Hoping to recover losses from failed mortgages and continued large write-offs in the credit card business, banks are moving away from free checking accounts and heading toward instituting new fees or increasing existing fees. Consumers with checking accounts that have fees now should expect to see a rate increase. Even credit cards issued by some of the major banks will have higher interest rates, cash advance fees and late fees associated with them in the coming months.
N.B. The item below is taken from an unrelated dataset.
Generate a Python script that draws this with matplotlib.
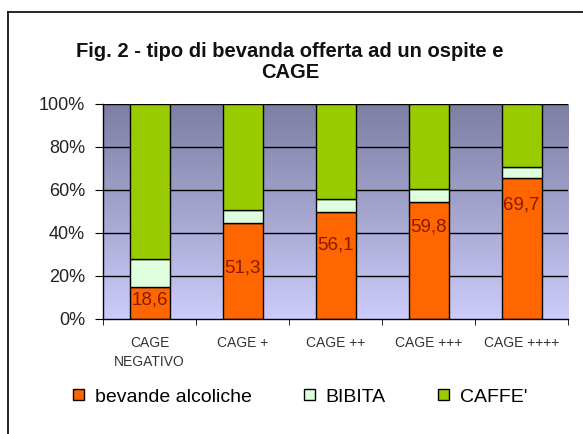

Bank of America is one of the major banks in the process of increasing its account fees across the board. It recently reported that it wrote off credit card balances at an annualized rate of 8.25 percent in April, up from 8.18 percent in March. While down from the peak rate of 14.53 percent in August of 2009, the default rate at Bank of America is the highest among the top bank card issuers.
Checking Account Fees
The once free version of the Bank of America checking account will now have a fee associated with it. The fee is being assessed regardless of the amount of money in the account or the number of transactions. The most popular Bank of America checking account currently has a fee of $8.95 a month, but this is expected to increase to $12.95 per month when the rate increases go into effect.
Tiered Checking Account Fees
Bank of America also expects to launch a pilot program to test a tiered-fee program. The program is set to roll out in several states including Massachusetts, Arizona and Georgia. The program will offer a new set of accounts from which banking customers can choose. Four accounts will be available through the pilot program, but all of the accounts have monthly payment fees associated with them. Three of the account options, however, will allow customers to avoid paying the monthly fee as long as the consumer banks online, maintains a minimum monthly balance or uses a Bank of America credit card.
Consumers Check Out Options
Of course, consumers do not have to stand idly by as banks raise fees all around them.There are lower cost alternatives, such as checking accounts at credit unions. In fact,economist Michael Moebs, who founded the independent economic research firm Moebs Services in 1983, estimates that big banks will lose approximately 13 million accounts between 2010 and 2011 to either local community banks or credit unions that have lower fees or, in some cases, no fees at all.
If this proves to be true, then any increase in banking account fees may not make up for the loss of income from departing customers. Maybe that’s why Bank of America is testing the waters with its pilot program first.